Bouts of anti-Muslim violence have left scores dead across the country since 2012. This volatile atmosphere poses serious challenges for Aung San Suu Kyi’s new government.
The violence erupted on Thursday afternoon as a mob of around 200 Buddhists rampaged through a Muslim area of Thuye Tha Mein village in the Bago province following an argument between neighbors over the building of a Muslim school.
“It started when a Muslim man and a Buddhist women started to argue and then people came to fight him,” Hla Tint, the village administrator, told AFP.
“Parts of the mosque were destroyed … they also destroyed the fence of the Muslim cemetery,” he added.
“Around 70 Muslims, including children, sought shelter in a police station overnight on Thursday,” he said, adding there were no serious injuries and peace had been restored.
Police and the secretary of the mosque confirmed the damage, while a Muslim resident told AFP his community of around 150 people is now living in fear.
“We had to hide as some people were threatening to kill Muslims.
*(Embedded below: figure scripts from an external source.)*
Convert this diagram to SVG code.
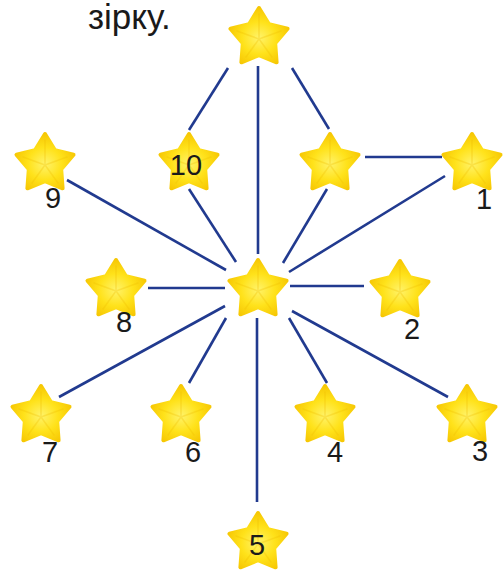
<svg xmlns="http://www.w3.org/2000/svg" width="503" height="570" viewBox="0 0 503 570">
<style>
.lbl{font-family:"Liberation Sans",Arial,sans-serif;font-size:29px;fill:#1a1a1a;text-anchor:middle}
.ttl{font-family:"Liberation Sans",Arial,sans-serif;font-size:35px;fill:#1a1a1a}
.con line{stroke:#213a8f;stroke-width:2.6;stroke-linecap:butt}
.st{fill:url(#sg);stroke:url(#sg);stroke-width:4;stroke-linejoin:round}
.fac{stroke:#eebc00;stroke-width:1.5;opacity:0.3;fill:none;stroke-linecap:round}
</style>
<defs>
<radialGradient id="sg" cx="0.5" cy="0.55" r="0.6">
<stop offset="0" stop-color="#fff36a"/>
<stop offset="0.5" stop-color="#ffe21a"/>
<stop offset="1" stop-color="#f5c300"/>
</radialGradient>
<g id="star">
<polygon class="st" points="0,-30 10,-13.8 28.5,-9.3 16.2,5.3 17.6,24.3 0,17.2 -17.6,24.3 -16.2,5.3 -28.5,-9.3 -10,-13.8"/>
<path class="fac" d="M0,-24 L0,1 M22,-7 L0,1 M13,19 L0,1 M-13,19 L0,1 M-22,-7 L0,1"/>
</g>
</defs>
<rect width="503" height="570" fill="#ffffff"/>
<text class="ttl" x="88" y="29">зірку.</text>
<g id="connectors" class="con">
<line x1="228" y1="68" x2="189" y2="130"/>
<line x1="258" y1="66" x2="258" y2="254"/>
<line x1="292" y1="68" x2="329" y2="129"/>
<line x1="365" y1="157" x2="442" y2="157"/>
<line x1="189" y1="189" x2="236" y2="262"/>
<line x1="327" y1="189" x2="283" y2="263"/>
<line x1="67" y1="180" x2="226" y2="270"/>
<line x1="445" y1="176" x2="289" y2="272"/>
<line x1="148" y1="288" x2="225" y2="288"/>
<line x1="290" y1="286" x2="364" y2="286"/>
<line x1="225" y1="306" x2="59" y2="397"/>
<line x1="226" y1="318" x2="189" y2="383"/>
<line x1="289" y1="318" x2="327" y2="383"/>
<line x1="292" y1="311" x2="448" y2="397"/>
<line x1="257" y1="318" x2="257" y2="502"/>
</g>
<g id="star-top"><use href="#star" x="259" y="38"/></g>
<g id="star-10"><use href="#star" x="189" y="164"/><text class="lbl" x="186" y="175">10</text></g>
<g id="star-upper-right"><use href="#star" x="330" y="164"/></g>
<g id="star-1"><use href="#star" x="472" y="164"/><text class="lbl" x="484" y="209">1</text></g>
<g id="star-9"><use href="#star" x="45" y="164"/><text class="lbl" x="53" y="208">9</text></g>
<g id="star-center"><use href="#star" x="258" y="290"/></g>
<g id="star-8"><use href="#star" x="116" y="290"/><text class="lbl" x="124" y="332">8</text></g>
<g id="star-2"><use href="#star" x="400" y="291"/><text class="lbl" x="412" y="339">2</text></g>
<g id="star-7"><use href="#star" x="41" y="416"/><text class="lbl" x="50" y="462">7</text></g>
<g id="star-6"><use href="#star" x="181" y="416"/><text class="lbl" x="193" y="462">6</text></g>
<g id="star-4"><use href="#star" x="325" y="416"/><text class="lbl" x="335" y="462">4</text></g>
<g id="star-3"><use href="#star" x="467" y="416"/><text class="lbl" x="480" y="461">3</text></g>
<g id="star-5"><use href="#star" x="258" y="543"/><text class="lbl" x="257" y="555">5</text></g>
</svg>
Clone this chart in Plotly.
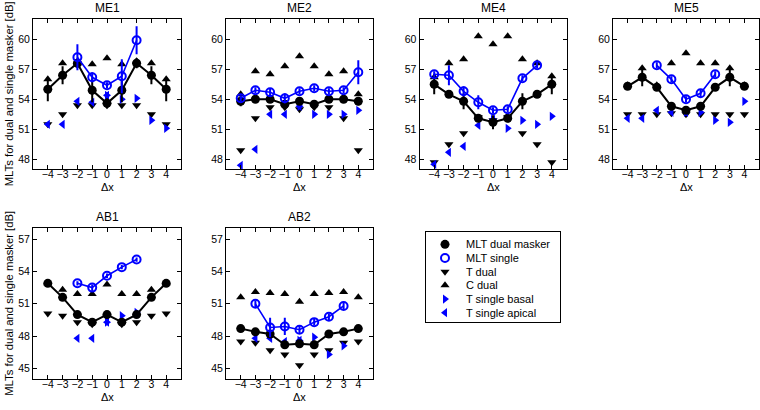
import plotly.graph_objects as go

# ---------------- data ----------------
dx = [-4, -3, -2, -1, 0, 1, 2, 3, 4]
N = None

# ME1
me1_mlt_dual = [55.0, 56.4, 57.6, 54.9, 53.6, 54.9, 57.6, 56.4, 55.0]
me1_mlt_dual_err = [1.2, 0.9, 0.5, 1.2, 0.5, 1.2, 0.5, 0.9, 1.2]
me1_mlt_single = [N, N, 58.2, 56.2, 55.4, 56.3, 59.9, N, N]
me1_mlt_single_err = [0, 0, 1.3, 0.5, 0.3, 1.7, 1.4, 0, 0]
me1_t_dual = [51.5, 52.5, 53.4, 53.4, 53.4, 53.4, 53.4, 52.5, 51.5]
me1_c_dual = [56.0, 57.6, 57.6, 57.5, 58.1, 57.5, 57.8, 57.6, 56.0]
me1_t_basal = [N, N, N, N, 54.4, 54.0, 54.1, 51.9, 51.1]
me1_t_apical = [51.5, 51.5, 53.8, 53.7, 54.4, N, N, N, N]

# ME2
me2_mlt_dual = [53.8, 54.0, 54.0, 53.5, 53.8, 53.5, 54.0, 54.0, 53.8]
me2_mlt_dual_err = [0.5, 0.3, 0.3, 0.4, 0.3, 0.4, 0.3, 0.3, 0.4]
me2_mlt_single = [54.1, 54.9, 54.7, 54.1, 54.8, 55.1, 54.8, 54.9, 56.7]
me2_mlt_single_err = [0.3, 0.3, 0.4, 0.5, 0.3, 0.3, 0.3, 0.3, 1.2]
me2_t_dual = [48.9, 52.1, 53.2, 53.2, 53.0, 53.2, 53.2, 52.1, 48.9]
me2_c_dual = [54.5, 56.8, 56.5, 57.3, 58.3, 57.3, 56.5, 56.8, 54.5]
me2_t_basal = [N, N, N, N, 53.3, 52.5, 52.5, 52.5, 52.9]
me2_t_apical = [47.4, 49.0, 52.5, 52.5, 53.3, N, N, N, N]

# ME4
me4_mlt_dual = [55.5, 54.5, 53.8, 52.1, 51.7, 52.1, 53.8, 54.5, 55.5]
me4_mlt_dual_err = [1.0, 0.3, 0.8, 0.4, 0.7, 0.4, 0.8, 0.3, 1.0]
me4_mlt_single = [56.5, 56.4, 54.8, 53.7, 52.9, 53.0, 56.1, 57.4, N]
me4_mlt_single_err = [0.3, 1.0, 0.5, 0.7, 0.3, 0.3, 0.3, 0.3, 0]
me4_t_dual = [47.7, 49.5, 50.6, 52.2, 51.9, 52.2, 50.6, 49.5, 47.7]
me4_c_dual = [56.2, 57.6, 58.0, 60.3, 59.5, 60.3, 58.0, 57.6, 56.3]
me4_t_basal = [N, N, N, N, 52.0, 51.1, 51.9, 51.5, 52.3]
me4_t_apical = [47.5, 48.7, 49.3, 51.4, 52.0, N, N, N, N]

# ME5
me5_mlt_dual = [55.3, 56.2, 55.2, 53.3, 52.9, 53.3, 55.2, 56.2, 55.3]
me5_mlt_dual_err = [0.3, 0.9, 0.3, 0.3, 0.3, 0.3, 0.3, 0.9, 0.3]
me5_mlt_single = [N, N, 57.4, 56.0, 54.0, 54.6, 56.5, N, N]
me5_mlt_single_err = [0, 0, 0.3, 0.3, 0.3, 0.4, 0.3, 0, 0]
me5_t_dual = [52.5, 52.5, 52.5, 52.6, 52.5, 52.5, 52.5, 52.5, 52.5]
me5_c_dual = [55.4, 57.1, 55.4, 57.6, 58.6, 57.6, 57.6, 57.1, 55.4]
me5_t_basal = [N, N, N, N, 52.7, 52.7, 51.9, 51.7, 53.8]
me5_t_apical = [52.1, 52.1, 52.9, 52.7, 52.7, N, N, N, N]

# AB1
ab1_mlt_dual = [52.9, 51.6, 50.0, 49.3, 50.0, 49.3, 50.0, 51.6, 52.9]
ab1_mlt_dual_err = [0.2, 0.3, 0.3, 0.3, 0.3, 0.3, 0.3, 0.3, 0.2]
ab1_mlt_single = [N, N, 52.9, 52.5, 53.6, 54.4, 55.1, N, N]
ab1_mlt_single_err = [0, 0, 0.2, 0.3, 0.2, 0.2, 0.2, 0, 0]
ab1_t_dual = [50.1, 49.9, 49.3, 49.1, 49.8, 49.1, 49.3, 49.9, 50.1]
ab1_c_dual = [52.9, 52.3, 51.9, 51.9, 52.8, 51.9, 51.9, 52.3, 52.9]
ab1_t_basal = [N, N, N, N, 49.3, 49.9, 50.2, N, N]
ab1_t_apical = [N, N, 47.8, 47.8, 49.3, N, N, N, N]

# AB2
ab2_mlt_dual = [48.7, 48.4, 48.2, 47.2, 47.3, 47.2, 48.2, 48.4, 48.7]
ab2_mlt_dual_err = [0.2, 0.3, 0.3, 0.4, 0.3, 0.4, 0.3, 0.3, 0.2]
ab2_mlt_single = [N, 51.0, 48.8, 48.9, 48.6, 49.3, 49.8, 50.8, N]
ab2_mlt_single_err = [0, 0.3, 0.9, 0.8, 0.4, 0.3, 0.3, 0.3, 0]
ab2_t_dual = [47.5, 47.4, 46.7, 46.3, 45.3, 46.3, 46.7, 47.4, 47.5]
ab2_c_dual = [51.6, 52.1, 52.0, 51.9, 51.2, 51.9, 52.0, 52.1, 51.6]
ab2_t_basal = [N, N, N, N, 47.6, 47.9, 46.3, 47.1, N]
ab2_t_apical = [N, 47.8, 47.8, 47.5, 47.6, N, N, N, N]

panel_names = ["ME1", "ME2", "ME4", "ME5", "AB1", "AB2"]
row1_yticks = [48, 51, 54, 57, 60]
row2_yticks = [45, 48, 51, 54, 57]
legend_labels = ["MLT dual masker", "MLT single", "T dual", "C dual",
                 "T single basal", "T single apical"]

panels = [
    (me1_mlt_dual, me1_mlt_dual_err, me1_mlt_single, me1_mlt_single_err, me1_t_dual, me1_c_dual, me1_t_basal, me1_t_apical),
    (me2_mlt_dual, me2_mlt_dual_err, me2_mlt_single, me2_mlt_single_err, me2_t_dual, me2_c_dual, me2_t_basal, me2_t_apical),
    (me4_mlt_dual, me4_mlt_dual_err, me4_mlt_single, me4_mlt_single_err, me4_t_dual, me4_c_dual, me4_t_basal, me4_t_apical),
    (me5_mlt_dual, me5_mlt_dual_err, me5_mlt_single, me5_mlt_single_err, me5_t_dual, me5_c_dual, me5_t_basal, me5_t_apical),
    (ab1_mlt_dual, ab1_mlt_dual_err, ab1_mlt_single, ab1_mlt_single_err, ab1_t_dual, ab1_c_dual, ab1_t_basal, ab1_t_apical),
    (ab2_mlt_dual, ab2_mlt_dual_err, ab2_mlt_single, ab2_mlt_single_err, ab2_t_dual, ab2_c_dual, ab2_t_basal, ab2_t_apical),
]

# ---------------- layout geometry (pixels) ----------------
W, H = 760, 410
FONT = "Liberation Sans, Arial, Helvetica, sans-serif"
BLUE = "#0000ff"
cols_px = [(33, 181), (226, 373), (419.5, 566.5), (613, 759)]
rows_px = [(19.3, 169.3), (228.3, 379.3)]
row_ranges = [[47, 62], [44, 58]]
row_ticks = [row1_yticks, row2_yticks]
positions = [(0, 0), (0, 1), (0, 2), (0, 3), (1, 0), (1, 1)]


def px(x):
    return x / W


def py(y):
    return 1 - y / H


fig = go.Figure()
layout = {}
annotations = []

for k, ((r, c), name, data) in enumerate(zip(positions, panel_names, panels), start=1):
    mlt_d, mlt_d_err, mlt_s, mlt_s_err, t_d, c_d, t_b, t_a = data
    xa, ya = f"x{k}", f"y{k}"
    common = dict(xaxis=xa, yaxis=ya, showlegend=False, cliponaxis=False)
    fig.add_trace(go.Scatter(x=dx, y=t_d, mode="markers",
                             marker=dict(symbol="triangle-down", size=8, color="black"), **common))
    fig.add_trace(go.Scatter(x=dx, y=c_d, mode="markers",
                             marker=dict(symbol="triangle-up", size=8, color="black"), **common))
    fig.add_trace(go.Scatter(x=dx, y=t_b, mode="markers",
                             marker=dict(symbol="triangle-right", size=8, color=BLUE), **common))
    fig.add_trace(go.Scatter(x=dx, y=t_a, mode="markers",
                             marker=dict(symbol="triangle-left", size=8, color=BLUE), **common))
    fig.add_trace(go.Scatter(x=dx, y=mlt_d, mode="lines+markers",
                             line=dict(color="black", width=2),
                             marker=dict(symbol="circle", size=9, color="black"),
                             error_y=dict(type="data", array=mlt_d_err, width=0, thickness=2, color="black"),
                             **common))
    fig.add_trace(go.Scatter(x=dx, y=mlt_s, mode="lines+markers",
                             line=dict(color=BLUE, width=1.6),
                             marker=dict(symbol="circle-open", size=8, color=BLUE, line=dict(width=2, color=BLUE)),
                             error_y=dict(type="data", array=mlt_s_err, width=0, thickness=2, color=BLUE),
                             **common))

    x0, x1 = cols_px[c]
    y0, y1 = rows_px[r]
    axis_common = dict(showline=True, linecolor="black", linewidth=1, mirror="allticks",
                       ticks="inside", ticklen=4, tickcolor="black", showgrid=False, zeroline=False,
                       tickfont=dict(size=10.5, family=FONT, color="black"))
    layout[f"xaxis{k}"] = dict(domain=[px(x0), px(x1)], range=[-5, 5], anchor=ya,
                               tickvals=dx, ticklabelstandoff=-5, **axis_common)
    layout[f"yaxis{k}"] = dict(domain=[py(y1), py(y0)], range=row_ranges[r], anchor=xa,
                               tickvals=row_ticks[r], **axis_common)
    xc = (x0 + x1) / 2
    annotations.append(dict(text=name, x=px(xc), y=py(y0 - 11.5), xref="paper", yref="paper",
                            showarrow=False, xanchor="center", yanchor="middle",
                            font=dict(size=12, family=FONT, color="black")))
    annotations.append(dict(text="Δx", x=px(xc), y=py(y1 + 17.5), xref="paper", yref="paper",
                            showarrow=False, xanchor="center", yanchor="middle",
                            font=dict(size=11, family=FONT, color="black")))

for (y0, y1) in rows_px:
    annotations.append(dict(text="MLTs for dual and single masker [dB]", x=px(9), y=py((y0 + y1) / 2),
                            xref="paper", yref="paper", showarrow=False, textangle=-90,
                            xanchor="center", yanchor="middle",
                            font=dict(size=11.3, family=FONT, color="black")))

# ---------------- custom legend (own axes) ----------------
leg_rows = list(range(len(legend_labels)))
leg_styles = [
    dict(symbol="circle", size=9, color="black"),
    dict(symbol="circle-open", size=8, color=BLUE, line=dict(width=2, color=BLUE)),
    dict(symbol="triangle-down", size=8, color="black"),
    dict(symbol="triangle-up", size=8, color="black"),
    dict(symbol="triangle-right", size=8, color=BLUE),
    dict(symbol="triangle-left", size=8, color=BLUE),
]
LX0, LX1, LY0, LY1 = 426, 560, 232, 322
for i, st in zip(leg_rows, leg_styles):
    fig.add_trace(go.Scatter(x=[19], y=[i], mode="markers", marker=st,
                             xaxis="x7", yaxis="y7", showlegend=False, hoverinfo="skip"))
    annotations.append(dict(text=legend_labels[i], x=38, y=i, xref="x7", yref="y7",
                            showarrow=False, xanchor="left", yanchor="middle",
                            font=dict(size=11, family=FONT, color="black")))
layout["xaxis7"] = dict(domain=[px(LX0), px(LX1)], range=[0, LX1 - LX0], anchor="y7",
                        showline=True, mirror=True, linecolor="black", linewidth=1,
                        ticks="", showticklabels=False, showgrid=False, zeroline=False)
layout["yaxis7"] = dict(domain=[py(LY1), py(LY0)], range=[5.68, -0.9], anchor="x7",
                        showline=True, mirror=True, linecolor="black", linewidth=1,
                        ticks="", showticklabels=False, showgrid=False, zeroline=False)

fig.update_layout(width=W, height=H, margin=dict(l=0, r=0, t=0, b=0),
                  paper_bgcolor="white", plot_bgcolor="white",
                  annotations=annotations, **layout)
fig.write_html("out.html", config={"displayModeBar": False},
               post_script="document.body.style.margin='0';")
The situation has never been like this before,” Tin Shwe Oo, 29, told AFP, adding his family stayed at the small police station overnight.
Antipathy toward Muslims is deeply entrenched in Buddhist society and few politicians have been unwilling to support them for fear of angering the country’s influential monks and Buddhist majority.
The government’s refusal to tackle rising anti-Muslim violence, particularly against Rohingya Muslims in Rakhine state, has prompted international outcry calling on the government to address the ongoing tension between Myanmar’s majority Buddhist population and its ethnic Muslim minorities.
“The government must demonstrate that instigating and committing violence against ethnic or religious minorities has no place in Myanmar,” said Yanghee Lee, the U.N. Special Rapporteur on Human Rights in Myanmar.
Myanmar’s government does not recognize Rohingya as an ethnic group, arguing instead they are really Bangladeshis. An estimated 1 milllion Rohingya people living in Myanmar have been denied citizenship under the 1982 Citizenship Law, and face severe restrictions on movement, marriage and even reproduction. More than 100,000 refugees are confined to internal camps.